- In 1788 Robert Fair of Ballyjennings, parish of Kilmainemore, county Mayo, was leasing lands from a number of landlords including the farm of Toocananagh, near the village of Bohola, barony of Gallen, from Denis Daly; Ballyjennings and adjacent lands from Christopher Bowen of Hollymount and Ellistronbeg or Fortville from the Brownes of Glencorrib. He also had a share in a lease of the lands of Island, parish of Bekan, barony of Costello, from Francis Knox of Rappa. By 1809 he was able to buy the lands of Creggagh near Foxford from James Daly of Dunsandle, county Galway. It is likely that the Elizabeth Fair, who married Thomas Ruttledge of Bloomfield and Bushfield, was his sister. Two of his sons, John of Creggagh and Robert of Bushfield, married daughters of David Ruttledge of Tawnaghmore, parish of Kilbelfad, barony of Tirawley. Robert died in 1837 and left all his freehold property to his third son, Thomas of Fortville and later of Millmount, county Galway. His second son, Robert Fair of Carravilla and Bushfield, prospered and by the time of Griffith's Valuation had land in the parishes of Kilcommon, Kilmainemore and Robeen, barony of Kilmaine, Crossboyne and Mayo, barony of Clanmorris, county Mayo and barony of Ross, county Galway. He purchased in the Encumbered Estates' Court, parts of the estates of the Dillon-Brownes of Glencorrib, Marquess of Sligo, Henry Martin Blake of The Heath and Lord Oranmore and Browne. He had an only daughter, Jane, who married Thomas Ruttledge of Bloomfield. In 1876 Mrs Ruttledge Fair owned 2765 acres in county Mayo and 2799 acres in county Galway. Most of the Fair's estate was vested in the Congested Districts' Board on 29 May 1913.
- At the time of Griffith's Valuation Anthony Coyne/Kyne held a large acreage of rough land in the barony of Ross from the Provost and Fellows of Trinity College, Dublin and had a house valued at £4 in Rusheen East. He also held a small estate from Colonel Charles Knox in the parishes of Kilmainemore and Kilmainebeg, barony of Kilmaine, county Mayo, from the mid 19th century. He appears to have replaced Thomas Fair at Fortville and in 1876 he owned 518 acres in county Mayo. A Thomas J. Kyne sold 183 acres in county Mayo to the Congested Districts' Board on 27 Jan 1913. Anthony Kyne is buried in Rosshill cemetery in Clonbur.
Trinity College, Dublin, Provost and Fellows (Connacht)

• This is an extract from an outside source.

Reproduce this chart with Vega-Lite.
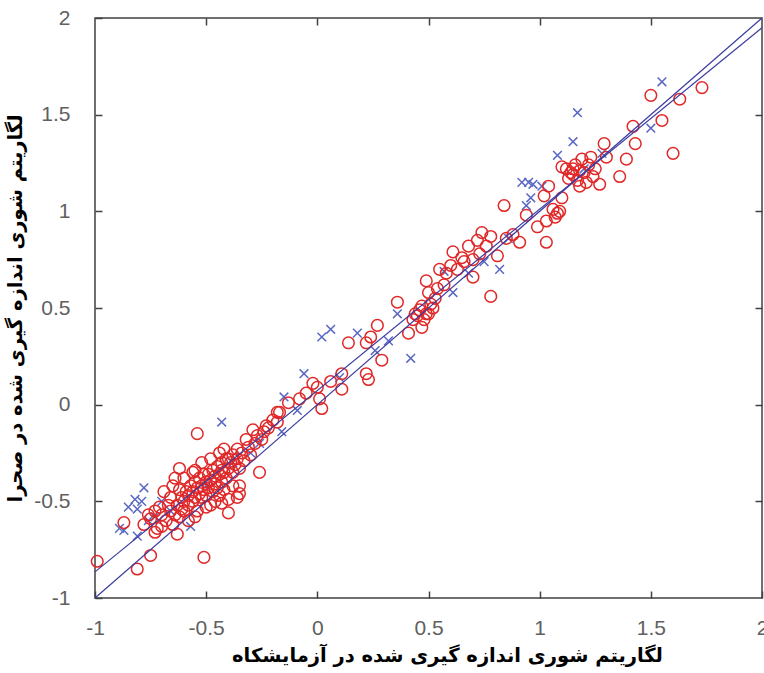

- In 1837 Samuel Lewis recorded that at the time of the dissolution of the monasteries Queen Elizabeth I granted part of the possessions of the Abbey of Cong to the Provost and Fellows of Trinity College, Dublin, which was established in 1592. On 7 May 1669 Reverend Thomas Steele, Provost, was granted 5,447 acres in the baronies of Ross and Ballynahinch, county Galway, estimated to produce an income of £300 per annum. Parts of the estate covered the region stretching from Cong to the coast at Leenane and included at least 16 townlands in the parishes of Cong and Ross, barony of Ross, county Galway. At the time of Griffith's Valuation the different townlands were let to head tenants such as William Booth, Sir Ralph Sadlier, the Lynchs of Petersburg, Courtney Kenny of Ballinrobe, Robert Fair of Bushfield, Michael Higgins, Anthony Coyne and Peter King. The Provost and Fellows of Trinity College, Dublin, also held a number of townlands in the parish of Omey, barony of Ballynahinch, county Galway, which were let to Redmond Joyce and other Joyces at the time of Griffith's Valuation. The amount of the acreage belonging to the Provost and Fellows was not given in the Landowners' return published in 1876 and Hussey de Burgh states that a correct return had not been received before the publication of his book in 1878. The Return of Proprietors, also published in 1876, however, states that the estate amounted to over 7000 acres in county Galway. In the introductory chapter to his book on the Trinity College estates Robert MacCarthy distinguishes between the Provost's estates and the College's estates. He writes that a large quantity of estate papers removed from the stables of the Provost's house were destroyed in the 1950s.